What you should do — The records below hold pictures; please leave those out and retype the rest exactly.

Raw data —
= = =
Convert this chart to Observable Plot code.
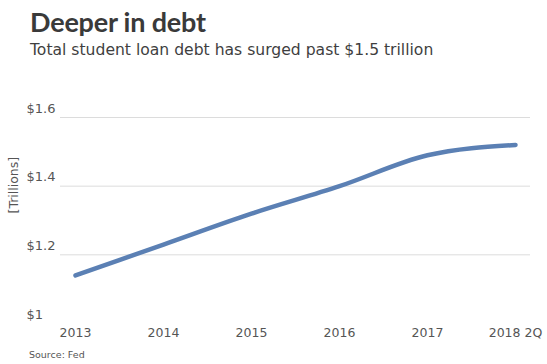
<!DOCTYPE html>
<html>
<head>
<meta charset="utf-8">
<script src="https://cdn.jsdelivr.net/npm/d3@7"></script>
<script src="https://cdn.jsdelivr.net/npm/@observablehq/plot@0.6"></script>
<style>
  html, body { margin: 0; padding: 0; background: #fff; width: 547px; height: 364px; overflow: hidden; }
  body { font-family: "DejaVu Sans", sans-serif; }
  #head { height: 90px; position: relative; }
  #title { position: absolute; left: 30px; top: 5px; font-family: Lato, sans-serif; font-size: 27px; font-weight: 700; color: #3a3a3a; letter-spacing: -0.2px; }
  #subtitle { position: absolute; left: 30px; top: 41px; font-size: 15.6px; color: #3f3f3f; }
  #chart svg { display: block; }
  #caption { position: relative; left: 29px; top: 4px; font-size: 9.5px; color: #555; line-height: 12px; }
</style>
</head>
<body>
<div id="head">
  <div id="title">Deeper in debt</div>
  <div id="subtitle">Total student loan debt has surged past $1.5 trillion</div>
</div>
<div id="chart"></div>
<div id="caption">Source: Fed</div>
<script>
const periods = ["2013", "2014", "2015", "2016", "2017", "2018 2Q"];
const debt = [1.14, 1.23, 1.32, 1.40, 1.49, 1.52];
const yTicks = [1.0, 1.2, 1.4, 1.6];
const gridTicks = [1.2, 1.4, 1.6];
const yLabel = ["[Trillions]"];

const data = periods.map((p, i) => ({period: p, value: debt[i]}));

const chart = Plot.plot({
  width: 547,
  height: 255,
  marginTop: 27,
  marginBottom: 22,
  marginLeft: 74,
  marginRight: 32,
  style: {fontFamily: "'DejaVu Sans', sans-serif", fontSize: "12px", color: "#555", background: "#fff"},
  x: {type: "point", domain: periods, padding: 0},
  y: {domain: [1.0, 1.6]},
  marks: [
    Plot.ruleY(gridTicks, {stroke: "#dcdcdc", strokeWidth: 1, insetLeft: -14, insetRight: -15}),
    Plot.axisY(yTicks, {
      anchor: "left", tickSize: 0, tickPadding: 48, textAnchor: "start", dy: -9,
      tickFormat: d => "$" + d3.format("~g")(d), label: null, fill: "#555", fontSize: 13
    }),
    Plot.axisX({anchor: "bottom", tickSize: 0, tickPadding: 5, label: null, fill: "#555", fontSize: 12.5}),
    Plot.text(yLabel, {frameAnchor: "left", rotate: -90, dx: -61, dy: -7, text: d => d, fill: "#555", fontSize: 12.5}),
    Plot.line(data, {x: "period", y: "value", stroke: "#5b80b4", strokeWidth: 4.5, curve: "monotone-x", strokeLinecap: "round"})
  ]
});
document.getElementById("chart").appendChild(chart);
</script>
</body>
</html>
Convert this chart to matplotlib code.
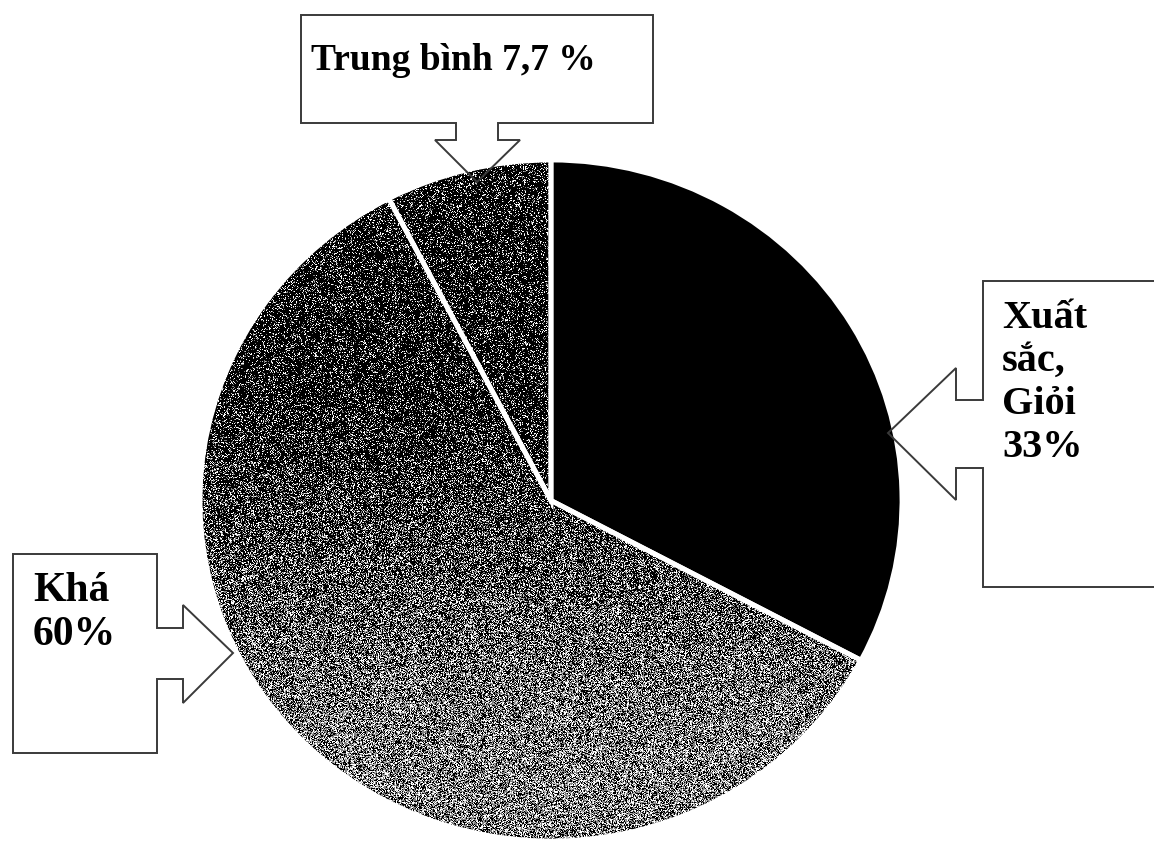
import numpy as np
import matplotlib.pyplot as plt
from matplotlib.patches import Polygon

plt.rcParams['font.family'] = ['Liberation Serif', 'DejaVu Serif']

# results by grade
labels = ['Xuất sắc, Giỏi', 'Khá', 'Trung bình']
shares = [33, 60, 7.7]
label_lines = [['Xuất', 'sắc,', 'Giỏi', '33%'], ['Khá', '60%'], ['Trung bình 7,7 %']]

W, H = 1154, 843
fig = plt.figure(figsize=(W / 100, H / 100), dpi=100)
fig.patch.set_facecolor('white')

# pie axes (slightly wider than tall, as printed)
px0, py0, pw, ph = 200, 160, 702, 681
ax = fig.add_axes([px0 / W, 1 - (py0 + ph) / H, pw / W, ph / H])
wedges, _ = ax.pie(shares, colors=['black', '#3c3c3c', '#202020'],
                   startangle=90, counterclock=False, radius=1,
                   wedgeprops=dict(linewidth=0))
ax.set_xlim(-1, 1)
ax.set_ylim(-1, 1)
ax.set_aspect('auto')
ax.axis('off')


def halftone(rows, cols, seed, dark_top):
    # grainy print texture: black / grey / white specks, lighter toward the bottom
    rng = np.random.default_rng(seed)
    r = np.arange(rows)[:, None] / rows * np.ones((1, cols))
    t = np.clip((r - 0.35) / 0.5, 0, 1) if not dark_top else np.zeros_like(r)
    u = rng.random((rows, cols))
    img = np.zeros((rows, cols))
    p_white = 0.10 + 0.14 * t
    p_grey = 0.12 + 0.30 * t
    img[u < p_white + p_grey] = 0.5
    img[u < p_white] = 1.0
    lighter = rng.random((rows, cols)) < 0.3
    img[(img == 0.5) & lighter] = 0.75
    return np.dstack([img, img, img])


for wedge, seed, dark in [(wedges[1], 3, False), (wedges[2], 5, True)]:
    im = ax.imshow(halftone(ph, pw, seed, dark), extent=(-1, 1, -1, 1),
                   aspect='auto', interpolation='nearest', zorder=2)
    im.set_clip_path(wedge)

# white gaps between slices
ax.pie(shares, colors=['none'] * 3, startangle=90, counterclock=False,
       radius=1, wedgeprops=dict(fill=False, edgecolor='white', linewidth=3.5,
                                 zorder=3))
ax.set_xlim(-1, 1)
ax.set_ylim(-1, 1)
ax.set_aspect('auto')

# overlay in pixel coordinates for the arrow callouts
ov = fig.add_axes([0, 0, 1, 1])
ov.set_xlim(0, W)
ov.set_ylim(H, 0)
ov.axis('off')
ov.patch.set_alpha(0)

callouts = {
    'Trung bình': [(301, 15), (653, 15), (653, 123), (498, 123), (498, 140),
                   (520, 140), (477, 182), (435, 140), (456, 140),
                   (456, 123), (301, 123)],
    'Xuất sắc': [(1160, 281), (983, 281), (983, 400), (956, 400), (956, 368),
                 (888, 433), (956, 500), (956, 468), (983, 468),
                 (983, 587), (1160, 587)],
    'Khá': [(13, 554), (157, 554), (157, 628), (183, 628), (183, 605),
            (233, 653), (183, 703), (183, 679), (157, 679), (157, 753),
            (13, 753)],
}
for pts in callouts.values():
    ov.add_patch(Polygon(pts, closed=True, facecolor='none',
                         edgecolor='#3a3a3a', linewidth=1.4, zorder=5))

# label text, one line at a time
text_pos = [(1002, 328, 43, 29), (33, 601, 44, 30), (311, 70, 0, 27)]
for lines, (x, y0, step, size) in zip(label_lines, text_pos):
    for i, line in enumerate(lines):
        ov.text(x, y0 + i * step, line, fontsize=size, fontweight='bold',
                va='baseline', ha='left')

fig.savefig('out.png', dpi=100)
= = =
Output —
Convert this chart to Observable Plot code.
<!DOCTYPE html>
<html>
<head>
<meta charset="utf-8">
<script src="https://cdn.jsdelivr.net/npm/d3@7"></script>
<script src="https://cdn.jsdelivr.net/npm/@observablehq/plot@0.6"></script>
<style>
  html, body { margin: 0; padding: 0; background: #fff; width: 547px; height: 364px; overflow: hidden; }
  body { font-family: "DejaVu Sans", sans-serif; }
  #head { height: 90px; position: relative; }
  #title { position: absolute; left: 30px; top: 5px; font-family: Lato, sans-serif; font-size: 27px; font-weight: 700; color: #3a3a3a; letter-spacing: -0.2px; }
  #subtitle { position: absolute; left: 30px; top: 41px; font-size: 15.6px; color: #3f3f3f; }
  #chart svg { display: block; }
  #caption { position: relative; left: 29px; top: 4px; font-size: 9.5px; color: #555; line-height: 12px; }
</style>
</head>
<body>
<div id="head">
  <div id="title">Deeper in debt</div>
  <div id="subtitle">Total student loan debt has surged past $1.5 trillion</div>
</div>
<div id="chart"></div>
<div id="caption">Source: Fed</div>
<script>
const periods = ["2013", "2014", "2015", "2016", "2017", "2018 2Q"];
const debt = [1.14, 1.23, 1.32, 1.40, 1.49, 1.52];
const yTicks = [1.0, 1.2, 1.4, 1.6];
const gridTicks = [1.2, 1.4, 1.6];
const yLabel = ["[Trillions]"];

const data = periods.map((p, i) => ({period: p, value: debt[i]}));

const chart = Plot.plot({
  width: 547,
  height: 255,
  marginTop: 27,
  marginBottom: 22,
  marginLeft: 74,
  marginRight: 32,
  style: {fontFamily: "'DejaVu Sans', sans-serif", fontSize: "12px", color: "#555", background: "#fff"},
  x: {type: "point", domain: periods, padding: 0},
  y: {domain: [1.0, 1.6]},
  marks: [
    Plot.ruleY(gridTicks, {stroke: "#dcdcdc", strokeWidth: 1, insetLeft: -14, insetRight: -15}),
    Plot.axisY(yTicks, {
      anchor: "left", tickSize: 0, tickPadding: 48, textAnchor: "start", dy: -9,
      tickFormat: d => "$" + d3.format("~g")(d), label: null, fill: "#555", fontSize: 13
    }),
    Plot.axisX({anchor: "bottom", tickSize: 0, tickPadding: 5, label: null, fill: "#555", fontSize: 12.5}),
    Plot.text(yLabel, {frameAnchor: "left", rotate: -90, dx: -61, dy: -7, text: d => d, fill: "#555", fontSize: 12.5}),
    Plot.line(data, {x: "period", y: "value", stroke: "#5b80b4", strokeWidth: 4.5, curve: "monotone-x", strokeLinecap: "round"})
  ]
});
document.getElementById("chart").appendChild(chart);
</script>
</body>
</html>
Convert this chart to matplotlib code.
import numpy as np
import matplotlib.pyplot as plt
from matplotlib.patches import Polygon

plt.rcParams['font.family'] = ['Liberation Serif', 'DejaVu Serif']

# results by grade
labels = ['Xuất sắc, Giỏi', 'Khá', 'Trung bình']
shares = [33, 60, 7.7]
label_lines = [['Xuất', 'sắc,', 'Giỏi', '33%'], ['Khá', '60%'], ['Trung bình 7,7 %']]

W, H = 1154, 843
fig = plt.figure(figsize=(W / 100, H / 100), dpi=100)
fig.patch.set_facecolor('white')

# pie axes (slightly wider than tall, as printed)
px0, py0, pw, ph = 200, 160, 702, 681
ax = fig.add_axes([px0 / W, 1 - (py0 + ph) / H, pw / W, ph / H])
wedges, _ = ax.pie(shares, colors=['black', '#3c3c3c', '#202020'],
                   startangle=90, counterclock=False, radius=1,
                   wedgeprops=dict(linewidth=0))
ax.set_xlim(-1, 1)
ax.set_ylim(-1, 1)
ax.set_aspect('auto')
ax.axis('off')


def halftone(rows, cols, seed, dark_top):
    # grainy print texture: black / grey / white specks, lighter toward the bottom
    rng = np.random.default_rng(seed)
    r = np.arange(rows)[:, None] / rows * np.ones((1, cols))
    t = np.clip((r - 0.35) / 0.5, 0, 1) if not dark_top else np.zeros_like(r)
    u = rng.random((rows, cols))
    img = np.zeros((rows, cols))
    p_white = 0.10 + 0.14 * t
    p_grey = 0.12 + 0.30 * t
    img[u < p_white + p_grey] = 0.5
    img[u < p_white] = 1.0
    lighter = rng.random((rows, cols)) < 0.3
    img[(img == 0.5) & lighter] = 0.75
    return np.dstack([img, img, img])


for wedge, seed, dark in [(wedges[1], 3, False), (wedges[2], 5, True)]:
    im = ax.imshow(halftone(ph, pw, seed, dark), extent=(-1, 1, -1, 1),
                   aspect='auto', interpolation='nearest', zorder=2)
    im.set_clip_path(wedge)

# white gaps between slices
ax.pie(shares, colors=['none'] * 3, startangle=90, counterclock=False,
       radius=1, wedgeprops=dict(fill=False, edgecolor='white', linewidth=3.5,
                                 zorder=3))
ax.set_xlim(-1, 1)
ax.set_ylim(-1, 1)
ax.set_aspect('auto')

# overlay in pixel coordinates for the arrow callouts
ov = fig.add_axes([0, 0, 1, 1])
ov.set_xlim(0, W)
ov.set_ylim(H, 0)
ov.axis('off')
ov.patch.set_alpha(0)

callouts = {
    'Trung bình': [(301, 15), (653, 15), (653, 123), (498, 123), (498, 140),
                   (520, 140), (477, 182), (435, 140), (456, 140),
                   (456, 123), (301, 123)],
    'Xuất sắc': [(1160, 281), (983, 281), (983, 400), (956, 400), (956, 368),
                 (888, 433), (956, 500), (956, 468), (983, 468),
                 (983, 587), (1160, 587)],
    'Khá': [(13, 554), (157, 554), (157, 628), (183, 628), (183, 605),
            (233, 653), (183, 703), (183, 679), (157, 679), (157, 753),
            (13, 753)],
}
for pts in callouts.values():
    ov.add_patch(Polygon(pts, closed=True, facecolor='none',
                         edgecolor='#3a3a3a', linewidth=1.4, zorder=5))

# label text, one line at a time
text_pos = [(1002, 328, 43, 29), (33, 601, 44, 30), (311, 70, 0, 27)]
for lines, (x, y0, step, size) in zip(label_lines, text_pos):
    for i, line in enumerate(lines):
        ov.text(x, y0 + i * step, line, fontsize=size, fontweight='bold',
                va='baseline', ha='left')

fig.savefig('out.png', dpi=100)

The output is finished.